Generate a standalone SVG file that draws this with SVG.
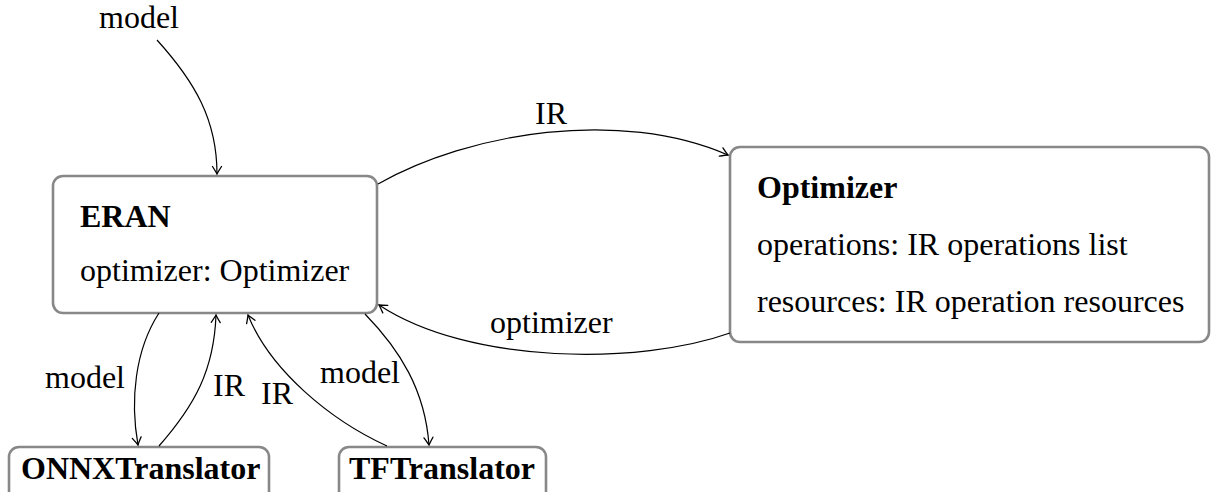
<svg xmlns="http://www.w3.org/2000/svg" width="1211" height="492" viewBox="0 0 1211 492">
  <defs>
    <style>
      .box { fill: #ffffff; stroke: #888888; stroke-width: 2.6; }
      text { font-family: "Times New Roman", "Liberation Serif", Times, "DejaVu Serif", serif; font-size: 32px; fill: #000000; }
      .b { font-weight: bold; }
      .edge { fill: none; stroke: #000000; stroke-width: 1.2; marker-end: url(#arr); }
    </style>
    <marker id="arr" markerUnits="userSpaceOnUse" viewBox="-9 -6 12 12" markerWidth="12" markerHeight="12" refX="0" refY="0" orient="auto">
      <path d="M -7.5,-4.5 Q -2,-1 0,0 Q -2,1 -7.5,4.5" fill="none" stroke="#000000" stroke-width="1.3" stroke-linecap="round"/>
    </marker>
  </defs>

  <rect width="1211" height="492" fill="#ffffff"/>

  <!-- ERAN -->
  <g id="eran">
    <rect class="box" x="53" y="176" width="324" height="137" rx="10"/>
    <text class="b" x="80" y="227">ERAN</text>
    <text x="80" y="281">optimizer: Optimizer</text>
  </g>

  <!-- Optimizer -->
  <g id="optimizer">
    <rect class="box" x="730" y="147" width="479" height="195" rx="10"/>
    <text class="b" x="757" y="198">Optimizer</text>
    <text x="757" y="255">operations: IR operations list</text>
    <text x="757" y="312">resources: IR operation resources</text>
  </g>

  <!-- ONNXTranslator -->
  <g id="onnx">
    <rect class="box" x="9" y="447" width="260" height="60" rx="10"/>
    <text class="b" x="21" y="479">ONNXTranslator</text>
  </g>

  <!-- TFTranslator -->
  <g id="tf">
    <rect class="box" x="339" y="447" width="207" height="60" rx="10"/>
    <text class="b" x="349" y="479">TFTranslator</text>
  </g>

  <!-- connectors -->
  <g id="edges">
    <path class="edge" d="M157,40 C195,82 217,120 217,174"/>
    <path class="edge" d="M378,184 C470,132 620,108 728,155"/>
    <path class="edge" d="M730,333 C640,365 470,365 379,305"/>
    <path class="edge" d="M159,313 C135,350 130,400 138,445"/>
    <path class="edge" d="M159,446 C195,405 214,370 216,315"/>
    <path class="edge" d="M387,446 C330,420 270,370 248,315"/>
    <path class="edge" d="M365,314 C400,350 425,390 429,445"/>
  </g>

  <!-- connector labels -->
  <g id="labels">
    <text x="99" y="28">model</text>
    <text x="535" y="124">IR</text>
    <text x="490" y="333">optimizer</text>
    <text x="45" y="388">model</text>
    <text x="213" y="396">IR</text>
    <text x="261" y="404">IR</text>
    <text x="320" y="383">model</text>
  </g>
</svg>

###

TO DO —
Leave out all pictures, then copy the remaining material exactly.

THE RESULT —
Generate a standalone SVG file that draws this with SVG.
<svg xmlns="http://www.w3.org/2000/svg" width="1211" height="492" viewBox="0 0 1211 492">
  <defs>
    <style>
      .box { fill: #ffffff; stroke: #888888; stroke-width: 2.6; }
      text { font-family: "Times New Roman", "Liberation Serif", Times, "DejaVu Serif", serif; font-size: 32px; fill: #000000; }
      .b { font-weight: bold; }
      .edge { fill: none; stroke: #000000; stroke-width: 1.2; marker-end: url(#arr); }
    </style>
    <marker id="arr" markerUnits="userSpaceOnUse" viewBox="-9 -6 12 12" markerWidth="12" markerHeight="12" refX="0" refY="0" orient="auto">
      <path d="M -7.5,-4.5 Q -2,-1 0,0 Q -2,1 -7.5,4.5" fill="none" stroke="#000000" stroke-width="1.3" stroke-linecap="round"/>
    </marker>
  </defs>

  <rect width="1211" height="492" fill="#ffffff"/>

  <!-- ERAN -->
  <g id="eran">
    <rect class="box" x="53" y="176" width="324" height="137" rx="10"/>
    <text class="b" x="80" y="227">ERAN</text>
    <text x="80" y="281">optimizer: Optimizer</text>
  </g>

  <!-- Optimizer -->
  <g id="optimizer">
    <rect class="box" x="730" y="147" width="479" height="195" rx="10"/>
    <text class="b" x="757" y="198">Optimizer</text>
    <text x="757" y="255">operations: IR operations list</text>
    <text x="757" y="312">resources: IR operation resources</text>
  </g>

  <!-- ONNXTranslator -->
  <g id="onnx">
    <rect class="box" x="9" y="447" width="260" height="60" rx="10"/>
    <text class="b" x="21" y="479">ONNXTranslator</text>
  </g>

  <!-- TFTranslator -->
  <g id="tf">
    <rect class="box" x="339" y="447" width="207" height="60" rx="10"/>
    <text class="b" x="349" y="479">TFTranslator</text>
  </g>

  <!-- connectors -->
  <g id="edges">
    <path class="edge" d="M157,40 C195,82 217,120 217,174"/>
    <path class="edge" d="M378,184 C470,132 620,108 728,155"/>
    <path class="edge" d="M730,333 C640,365 470,365 379,305"/>
    <path class="edge" d="M159,313 C135,350 130,400 138,445"/>
    <path class="edge" d="M159,446 C195,405 214,370 216,315"/>
    <path class="edge" d="M387,446 C330,420 270,370 248,315"/>
    <path class="edge" d="M365,314 C400,350 425,390 429,445"/>
  </g>

  <!-- connector labels -->
  <g id="labels">
    <text x="99" y="28">model</text>
    <text x="535" y="124">IR</text>
    <text x="490" y="333">optimizer</text>
    <text x="45" y="388">model</text>
    <text x="213" y="396">IR</text>
    <text x="261" y="404">IR</text>
    <text x="320" y="383">model</text>
  </g>
</svg>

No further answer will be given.